Por Wens Silvestre
La
última sucesión constitucional devuelve a nuestro país a un punto ya conocido:
legitimidad de origen suficiente para gobernar, pero legitimidad de desempeño
aún por construir. El gabinete encabezado por Ernesto Álvarez se presenta como
“de transición y reconciliación”, aunque su coherencia interna dependerá de si
la conducción política modera el tono y ordena prioridades en tres frentes que
se cruzan esta semana: la calle (protesta del 15 de octubre), el Congreso
(donde se define la gobernabilidad efectiva) y la economía (sensibilidad de
ingresos y empleos a cualquier shock de incertidumbre).
El
elenco ministerial confirma una apuesta tecnocrática: perfiles con experiencia
en cargos medios -viceministerios, direcciones, asesorías- capaces de ejecutar
procesos y destrabar expedientes. Eso acorta la curva de aprendizaje y reduce
el riesgo de escándalos, pero trae dos límites: baja densidad política para
negociar con bancadas y regiones, y vocerías frágiles ante la conflictividad social.

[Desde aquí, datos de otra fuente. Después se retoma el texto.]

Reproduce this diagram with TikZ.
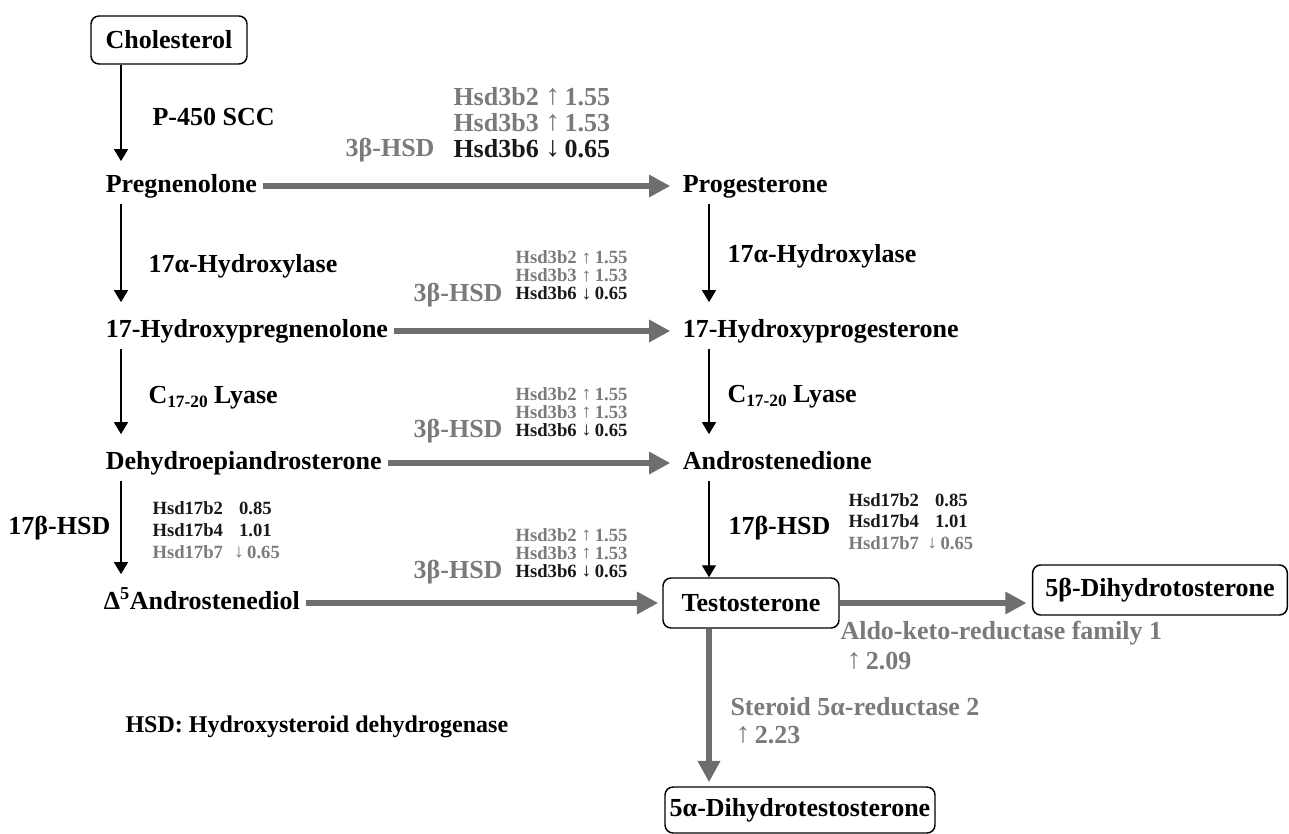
\documentclass[tikz,border=0pt]{standalone}
\usepackage{fontspec}
\usepackage{graphicx}
\setmainfont{Liberation Serif}
\usetikzlibrary{arrows.meta}

\definecolor{hsdgray}{RGB}{122,122,122}
\definecolor{flowgray}{RGB}{110,110,110}
\definecolor{hsdblack}{RGB}{25,25,25}

\newcommand{\upar}{\raisebox{0.02em}{\scalebox{1.15}[1.1]{↑}}}
\newcommand{\dnar}{\raisebox{0.02em}{\scalebox{1.15}[1.1]{↓}}}
\newcommand{\smup}{\raisebox{0.04em}{\scalebox{1.1}[1.0]{↑}}}
\newcommand{\smdn}{\raisebox{0.04em}{\scalebox{1.1}[1.0]{↓}}}

\tikzset{every picture/.style={line width=0.75pt}}
\tikzset{
  steroid/.style={anchor=west,inner sep=4pt,text height=14pt,text depth=4.5pt,font=\fontsize{19.5}{22}\selectfont\bfseries},
  steroidbox/.style={draw,rounded corners=6pt,line width=1.1pt,inner sep=0pt,font=\fontsize{19.5}{22}\selectfont\bfseries},
  enzyme/.style={anchor=west,inner sep=0pt,font=\fontsize{19.5}{22}\selectfont\bfseries},
  hsdbig/.style={anchor=west,inner sep=0pt,text height=13pt,text depth=2pt,font=\fontsize{19.5}{22}\selectfont\bfseries},
  hsdsmall/.style={anchor=west,inner sep=0pt,text height=10pt,text depth=1pt,font=\fontsize{14}{16}\selectfont\bfseries},
  hsdname/.style={anchor=east,inner sep=0pt,text=hsdgray,font=\fontsize{19.5}{22}\selectfont\bfseries},
  convert/.style={-{Triangle[length=9pt,width=10.5pt]},line width=1pt,shorten >=8pt},
  dehydro/.style={-{Triangle[length=16pt,width=16pt]},line width=4.5pt,draw=flowgray},
}

\begin{document}
\begin{tikzpicture}[x=0.75pt,y=0.75pt,yscale=-1,xscale=1]
\useasboundingbox (0,0) rectangle (1289,834);

%Columns of the thin arrows
\coordinate (lx) at (121,0);
\coordinate (rx) at (709,0);

% Boxes
\node (chol) [steroidbox,minimum width=117pt,minimum height=36pt] at (169,40) {Cholesterol};
\node (testo) [steroidbox,minimum width=132pt,minimum height=37.5pt] at (751,603) {Testosterone};
\node (dhtb) [steroidbox,minimum width=191pt,minimum height=37.5pt] at (1160,590) {5β-Dihydrotosterone};
\node (dhta) [steroidbox,minimum width=202.5pt,minimum height=34.5pt] at (800,810) {5α-Dihydrotestosterone};

% Steroids
\node (preg) [steroid] at (100,186) {Pregnenolone};
\node (prog) [steroid] at (677,186) {Progesterone};
\node (ohpreg) [steroid] at (100,331) {17-Hydroxypregnenolone};
\node (ohprog) [steroid] at (677,331) {17-Hydroxyprogesterone};
\node (dhea) [steroid] at (100,463) {Dehydroepiandrosterone};
\node (andro) [steroid] at (677,463) {Androstenedione};
\node (adiol) [steroid] at (98,603) {Δ\textsuperscript{5}Androstenediol};

%Thin arrows
\draw [convert,shorten >=5pt] (chol.south -| lx) -- (preg.north -| lx);
\draw [convert] (preg.south -| lx) -- (ohpreg.north -| lx);
\draw [convert] (ohpreg.south -| lx) -- (dhea.north -| lx);
\draw [convert] (dhea.south -| lx) -- (adiol.north -| lx);
\draw [convert] (prog.south -| rx) -- (ohprog.north -| rx);
\draw [convert] (ohprog.south -| rx) -- (andro.north -| rx);
\draw [convert,shorten >=0pt] (andro.south -| rx) -- (testo.north -| rx);

%Thick gray arrows
\draw [dehydro,shorten >=5pt] (preg.east) -- (prog.west);
\draw [dehydro,shorten >=5pt] (ohpreg.east) -- (ohprog.west);
\draw [dehydro,shorten >=5pt] (dhea.east) -- (andro.west);
\draw [dehydro,shorten >=3pt] (adiol.east) -- (testo.west);
\draw [dehydro,shorten >=4pt] (testo.east) -- (testo.east -| dhtb.west);
\draw [dehydro,shorten >=3pt] (testo.south -| rx) -- (dhta.north -| rx);

% Text Node
\node (scc) [enzyme] at (152,117) {P-450 SCC};
% Text Node
\node (hyl) [enzyme] at (148,266) {17α-Hydroxylase};
% Text Node
\node (lyl) [enzyme] at (148,398) {C\raisebox{-0.35ex}{\fontsize{13}{13}\selectfont 17-20} Lyase};
% Text Node
\node (hsdl) [enzyme] at (8,528) {17β-HSD};
% Text Node
\node (hyr) [enzyme] at (727,256) {17α-Hydroxylase};
% Text Node
\node (lyr) [enzyme] at (727,397) {C\raisebox{-0.35ex}{\fontsize{13}{13}\selectfont 17-20} Lyase};
% Text Node
\node (hsdr) [enzyme] at (728,528) {17β-HSD};

% Text Node
\node (ba2) [hsdbig,text=hsdgray] at (453,98) {Hsd3b2 \upar\,1.55};
\node (ba3) [hsdbig,text=hsdgray] at (453,124) {Hsd3b3 \upar\,1.53};
\node (ba6) [hsdbig,text=hsdblack] at (453,150) {Hsd3b6 \dnar\,0.65};
\node (bahsd) [hsdname] at (435,150) {3β-HSD};

% Text Node
\node (bb2) [hsdsmall,text=hsdgray] at (515,258) {Hsd3b2 \smup\,1.55};
\node (bb3) [hsdsmall,text=hsdgray] at (515,276) {Hsd3b3 \smup\,1.53};
\node (bb6) [hsdsmall,text=hsdblack] at (515,294) {Hsd3b6 \smdn\,0.65};
\node (bbhsd) [hsdname] at (503,295) {3β-HSD};

% Text Node
\node (bc2) [hsdsmall,text=hsdgray] at (515,394) {Hsd3b2 \smup\,1.55};
\node (bc3) [hsdsmall,text=hsdgray] at (515,412) {Hsd3b3 \smup\,1.53};
\node (bc6) [hsdsmall,text=hsdblack] at (515,430) {Hsd3b6 \smdn\,0.65};
\node (bchsd) [hsdname] at (503,431) {3β-HSD};

% Text Node
\node (bd2) [hsdsmall,text=hsdgray] at (515,535) {Hsd3b2 \smup\,1.55};
\node (bd3) [hsdsmall,text=hsdgray] at (515,553) {Hsd3b3 \smup\,1.53};
\node (bd6) [hsdsmall,text=hsdblack] at (515,571) {Hsd3b6 \smdn\,0.65};
\node (bdhsd) [hsdname] at (503,572) {3β-HSD};

% Text Node
\node (la2) [hsdsmall,text=hsdblack] at (152,508) {\makebox[65pt][l]{Hsd17b2}0.85};
\node (la4) [hsdsmall,text=hsdblack] at (152,530) {\makebox[65pt][l]{Hsd17b4}1.01};
\node (la7) [hsdsmall,text=hsdgray] at (152,552) {\makebox[61pt][l]{Hsd17b7}\smdn\,0.65};

% Text Node
\node (ra2) [hsdsmall,text=hsdblack] at (848,500) {\makebox[65pt][l]{Hsd17b2}0.85};
\node (ra4) [hsdsmall,text=hsdblack] at (848,521) {\makebox[65pt][l]{Hsd17b4}1.01};
\node (ra7) [hsdsmall,text=hsdgray] at (848,543) {\makebox[59pt][l]{Hsd17b7}\smdn\,0.65};

% Text Node
\node (akr) [enzyme,text=hsdgray] at (840,633) {Aldo-keto-reductase family 1};
\node (akrv) [enzyme,text=hsdgray] at (846,661) {\upar\,2.09};
% Text Node
\node (srd) [enzyme,text=hsdgray] at (730,707) {Steroid 5α-reductase 2};
\node (srdv) [enzyme,text=hsdgray] at (735,735) {\upar\,2.23};

% Text Node
\node (note) [enzyme,font=\fontsize{18}{20}\selectfont\bfseries] at (125,727) {HSD: Hydroxysteroid dehydrogenase};

\end{tikzpicture}
\end{document}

El nodo es la PCM: Álvarez llega con capital jurídico, pero con un marco
discursivo sobre la protesta que, si no se corrige, contamina la promesa de
reconciliación.
Lo
que dejó el 15 de octubre confirma ese dilema. La movilización convocada por
colectivos juveniles derivó en choques en el Centro de Lima con un saldo de un
fallecido --identificado como Eduardo Ruiz, de 32 años- y decenas de heridos;
los reportes oscilan entre 80 y 89 policías lesionados y 20 o más civiles,
además de periodistas heridos y detenidos. La Fiscalía abrió investigación por
muerte causada por arma de fuego; el Ejecutivo lamentó el deceso y habló de “infiltración
de delincuentes”, mientras la Defensoría y medios internacionales registraron
un uso intensivo de gases y proyectiles durante los enfrentamientos cerca del
Congreso. El cuadro es nítido: la protesta no fue un mero “acto subversivo”,
pero tampoco un día sin violencia; fue, sobre todo, un test fallido de gestión
del conflicto por parte del Estado.
Orden
y derechos no son bienes rivales. Pensar que la única manera de recuperar
confianza es elevando el umbral represivo ignora que el costo-país también sube
cuando hay lesiones a derechos y crisis reputacionales. Una transición se mide
por 100 días: medicinas disponibles, patrullaje efectivo, agua y saneamiento
que avanzan, trámites que se acortan. El resto es agenda para el siguiente
ciclo. Sin correlación en el Pleno, la gestión deriva en interpelaciones y
fuego amigo; la política parlamentaria no se terceriza a voceros: la PCM debe
negociar todos los días.
Las
convocatorias del 15/10 no son un referéndum sobre el gobierno en su conjunto;
son un termómetro de rechazo acumulado al Congreso y a la sucesión, de agendas
específicas (derechos de las mujeres, juventudes, seguridad, etc.) y de la
respuesta estatal. Si el gobierno diferencia con precisión entre violentistas y
ciudadanía, baja la temperatura; si persevera en rótulos estigmatizantes,
incentiva la escalada. El indicador clave no es el número de marchantes, sino
la gestión del conflicto: cero fallecidos, cero lesiones graves, protocolos
transparentes y vocería única.
A
30–90 días, el escenario base es un gabinete operativo con plan de 100 días y
conflictividad intermitente si la PCM corrige el tono. El escenario de riesgo
combina narrativa punitiva, nuevos incidentes y paros regionales con ventana de
interpelaciones; la economía entra en modo cautela. La oportunidad exige
diálogo con plataformas juveniles, de mujeres y de otros sectores afectados por
la inseguridad, publicación de protocolos y entregables rápidos (medicamentos,
seguridad focalizada, destrabe de 20 obras) para reposicionar la palabra
“reconciliación” como política pública.
La
oposición responsable debe ejercer control político firme y cauces de salida:
exigir protocolos, metas y cronograma no debilita al gobierno, lo ordena. Tres
líneas rojas razonables: no estigmatizar la protesta, transparencia total en
intervenciones y compras, y priorizar servicios al ciudadano por encima de
reformas polarizantes. Si el Ejecutivo cumple, se viabiliza su agenda básica;
si incumple, interpelaciones en 30 días y recomposición de lo que no funciona.
En
síntesis, este gabinete tiene capacidad operativa para una transición eficaz,
pero su éxito descansa en un giro inmediato de la PCM: de la lógica de la
sospecha a la gestión con reglas. El 15 de octubre dejó un costo humano y una
agenda institucional: sin estándares y sin diálogo, la promesa de
reconciliación se convierte en un multiplicador de conflicto.